SET TASK:
The line containing "plt.rcParams['font.family'] = ['Liberation" marks the end: extract everything from the first line of the data through that line, exactly, with no pictures.

◇ ◇ ◇

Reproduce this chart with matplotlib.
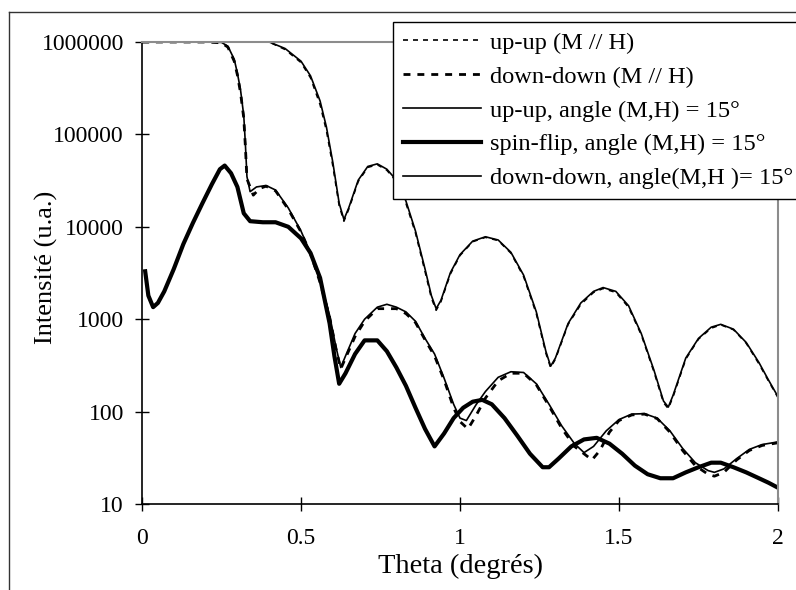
import matplotlib
matplotlib.use("Agg")
import matplotlib.pyplot as plt
from matplotlib.lines import Line2D

plt.rcParams['font.family'] = ['Liberation Serif', 'DejaVu Serif']

# up-up, angle (M,H) = 15 deg  (edge near 0.5)
uu15_x = [0.0, 0.1, 0.2, 0.3, 0.4, 0.45, 0.5, 0.53, 0.56, 0.58, 0.60, 0.62, 0.635,
          0.65, 0.68, 0.71, 0.74, 0.77, 0.80, 0.83, 0.86, 0.89, 0.91, 0.925, 0.94,
          0.97, 1.0, 1.04, 1.08, 1.12, 1.16, 1.20, 1.24, 1.27, 1.285, 1.30, 1.34,
          1.38, 1.42, 1.45, 1.49, 1.53, 1.57, 1.61, 1.64, 1.655, 1.67, 1.71, 1.75,
          1.79, 1.82, 1.86, 1.90, 1.94, 1.97, 2.0]
uu15_y = [1e6, 1e6, 1e6, 1e6, 1e6, 8.5e5, 6.2e5, 4.3e5, 2.3e5, 1.2e5, 5e4, 1.8e4, 1.2e4,
          1.6e4, 3.2e4, 4.5e4, 4.8e4, 4.2e4, 3.2e4, 1.9e4, 9e3, 3.5e3, 1.8e3, 1.3e3, 1.6e3,
          3.2e3, 5e3, 7e3, 7.8e3, 7.2e3, 5.3e3, 3e3, 1.2e3, 450, 310, 380, 900,
          1.5e3, 2.0e3, 2.2e3, 2.0e3, 1.4e3, 700, 280, 130, 112, 150, 380, 620,
          820, 880, 780, 560, 340, 220, 145]

# up-up (M // H)
uu0_x = [0.0, 0.1, 0.2, 0.3, 0.4, 0.45, 0.5, 0.53, 0.56, 0.58, 0.60, 0.62, 0.635,
         0.65, 0.68, 0.71, 0.74, 0.77, 0.80, 0.83, 0.86, 0.89, 0.91, 0.925, 0.94,
         0.97, 1.0, 1.04, 1.08, 1.12, 1.16, 1.20, 1.24, 1.27, 1.285, 1.30, 1.34,
         1.38, 1.42, 1.45, 1.49, 1.53, 1.57, 1.61, 1.64, 1.655, 1.67, 1.71, 1.75,
         1.79, 1.82, 1.86, 1.90, 1.94, 1.97, 2.0]
uu0_y = [1e6, 1e6, 1e6, 1e6, 1e6, 8.3e5, 6.0e5, 4.1e5, 2.1e5, 1.1e5, 4.6e4, 1.7e4, 1.15e4,
         1.55e4, 3.1e4, 4.4e4, 4.7e4, 4.1e4, 3.1e4, 1.8e4, 8.6e3, 3.3e3, 1.7e3, 1.25e3, 1.55e3,
         3.1e3, 4.9e3, 6.9e3, 7.7e3, 7.1e3, 5.2e3, 2.9e3, 1.15e3, 430, 300, 370, 880,
         1.45e3, 1.95e3, 2.15e3, 1.95e3, 1.35e3, 680, 270, 125, 108, 145, 370, 610,
         800, 870, 770, 550, 330, 215, 142]

# down-down, angle (M,H) = 15 deg  (edge near 0.3)
dd15_x = [0.0, 0.1, 0.2, 0.25, 0.27, 0.29, 0.30, 0.31, 0.32, 0.325, 0.33, 0.34, 0.36,
          0.39, 0.42, 0.46, 0.50, 0.53, 0.56, 0.59, 0.61, 0.625, 0.64, 0.67, 0.70,
          0.74, 0.77, 0.80, 0.83, 0.86, 0.89, 0.92, 0.95, 0.98, 1.0, 1.02, 1.05,
          1.08, 1.12, 1.16, 1.20, 1.24, 1.28, 1.32, 1.36, 1.39, 1.42, 1.46, 1.50,
          1.54, 1.58, 1.62, 1.66, 1.70, 1.74, 1.78, 1.80, 1.83, 1.87, 1.91, 1.95, 2.0]
dd15_y = [1e6, 1e6, 1e6, 9.9e5, 9e5, 6.5e5, 4.6e5, 3e5, 1.6e5, 8e4, 3.5e4, 2.4e4, 2.7e4,
          2.8e4, 2.5e4, 1.6e4, 9e3, 5.2e3, 2.6e3, 1.1e3, 500, 300, 400, 700, 1e3,
          1.35e3, 1.45e3, 1.35e3, 1.2e3, 950, 620, 420, 230, 120, 85, 80, 118,
          165, 235, 270, 265, 200, 120, 70, 45, 36, 42, 62, 82,
          94, 95, 85, 62, 40, 28, 23, 22, 24, 31, 39, 44, 47]

# down-down (M // H)
dd0_x = [0.0, 0.1, 0.2, 0.25, 0.27, 0.29, 0.30, 0.31, 0.32, 0.325, 0.33, 0.35, 0.37,
         0.39, 0.42, 0.46, 0.50, 0.53, 0.56, 0.59, 0.61, 0.625, 0.64, 0.67, 0.70,
         0.74, 0.77, 0.80, 0.83, 0.86, 0.89, 0.92, 0.95, 0.98, 1.0, 1.025, 1.05,
         1.08, 1.12, 1.16, 1.20, 1.24, 1.28, 1.32, 1.36, 1.415, 1.44, 1.47, 1.50,
         1.54, 1.58, 1.62, 1.66, 1.70, 1.74, 1.78, 1.80, 1.83, 1.87, 1.91, 1.95, 2.0]
dd0_y = [1e6, 1e6, 1e6, 9.8e5, 8.8e5, 6.2e5, 4.4e5, 2.8e5, 1.5e5, 7.5e4, 3.3e4, 2.2e4, 2.6e4,
         2.75e4, 2.45e4, 1.55e4, 8.8e3, 5.1e3, 2.5e3, 1.05e3, 480, 290, 380, 650, 950,
         1.3e3, 1.3e3, 1.3e3, 1.15e3, 920, 600, 400, 220, 110, 78, 65, 90,
         140, 215, 260, 260, 195, 115, 66, 42, 30, 38, 60, 80,
         92, 94, 84, 60, 38, 26, 21, 20, 22, 30, 38, 43, 46]

# spin-flip, angle (M,H) = 15 deg
sf_x = [0.01, 0.02, 0.035, 0.05, 0.07, 0.10, 0.13, 0.16, 0.19, 0.22, 0.245, 0.26, 0.28,
        0.30, 0.32, 0.34, 0.38, 0.42, 0.46, 0.50, 0.53, 0.56, 0.59, 0.605, 0.62,
        0.64, 0.67, 0.70, 0.74, 0.77, 0.80, 0.83, 0.86, 0.89, 0.92, 0.95, 0.98,
        1.01, 1.04, 1.07, 1.10, 1.14, 1.18, 1.22, 1.26, 1.28, 1.31, 1.35, 1.39,
        1.43, 1.47, 1.51, 1.55, 1.59, 1.63, 1.67, 1.71, 1.75, 1.79, 1.82, 1.86,
        1.90, 1.94, 1.97, 2.0]
sf_y = [3300, 1800, 1350, 1500, 2000, 3500, 6500, 1.1e4, 1.8e4, 2.9e4, 4.2e4, 4.6e4, 3.8e4,
        2.7e4, 1.4e4, 1.15e4, 1.12e4, 1.12e4, 1.0e4, 7.5e3, 5.2e3, 2.8e3, 900, 400, 200,
        260, 420, 590, 590, 450, 300, 190, 110, 65, 42, 58, 85,
        110, 128, 134, 120, 85, 55, 35, 25, 25, 31, 42, 50,
        52, 45, 35, 26, 21, 19, 19, 22, 25, 28, 28, 25,
        22, 19, 17, 15]

labels = ['up-up (M // H)', 'down-down (M // H)', 'up-up, angle (M,H) = 15°',
          'spin-flip, angle (M,H) = 15°', 'down-down, angle(M,H )= 15°']

fig = plt.figure(figsize=(7.96, 5.90), dpi=100)
ax = fig.add_axes([142 / 796, 1 - 504 / 590, (778 - 142) / 796, (504 - 42) / 590])

l1, = ax.plot(uu0_x, uu0_y, color='black', lw=1.2, linestyle=(0, (3, 3)))
l2, = ax.plot(dd0_x, dd0_y, color='black', lw=2.0, linestyle=(0, (2.5, 2.5)))
l3, = ax.plot(uu15_x, uu15_y, color='black', lw=1.2)
l4, = ax.plot(sf_x, sf_y, color='black', lw=3.0)
l5, = ax.plot(dd15_x, dd15_y, color='black', lw=1.2)

ax.set_yscale('log')
ax.set_xlim(0, 2)
ax.set_ylim(10, 1e6)
ax.set_xticks([0, 0.5, 1, 1.5, 2])
ax.set_xticklabels(['0', '0.5', '1', '1.5', '2'])
ax.set_yticks([10, 100, 1000, 10000, 100000, 1000000])
ax.set_yticklabels(['10', '100', '1000', '10000', '100000', '1000000'])
ax.minorticks_off()
ax.tick_params(direction='inout', length=10, width=1.0, labelsize=17, color='black')
ax.tick_params(axis='x', pad=12)
ax.tick_params(axis='y', pad=8)

for s in ['left', 'bottom']:
    ax.spines[s].set_color('black')
    ax.spines[s].set_linewidth(1.2)
for s in ['top', 'right']:
    ax.spines[s].set_color('#8c8c8c')
    ax.spines[s].set_linewidth(1.5)

ax.set_xlabel('Theta (degrés)', fontsize=20.5, labelpad=4)
ax.set_ylabel('Intensité (u.a.)', fontsize=19)
ax.yaxis.set_label_coords(-0.132, 0.513)

leg = fig.legend([l1, l2, l3, l4, l5], labels, loc='upper left',
                 bbox_to_anchor=(393 / 796, 1 - 22 / 590), fontsize=17.6,
                 frameon=True, fancybox=False, framealpha=1, edgecolor='black',
                 handlelength=3.2, handletextpad=0.35, labelspacing=0.48,
                 borderpad=0.4, borderaxespad=0)
leg.get_frame().set_linewidth(1.0)

# outer chart frame (partly cropped in the original)
fig.add_artist(Line2D([9 / 796, 9 / 796], [0, 1 - 12 / 590], color='#333333', lw=1.0,
                      transform=fig.transFigure))
fig.add_artist(Line2D([9 / 796, 1], [1 - 12 / 590, 1 - 12 / 590], color='#333333', lw=1.0,
                      transform=fig.transFigure))

fig.savefig('out.png', dpi=100)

◇ ◇ ◇

TASK SOLUTION:
Reproduce this chart with matplotlib.
import matplotlib
matplotlib.use("Agg")
import matplotlib.pyplot as plt
from matplotlib.lines import Line2D

plt.rcParams['font.family'] = ['Liberation Serif', 'DejaVu Serif']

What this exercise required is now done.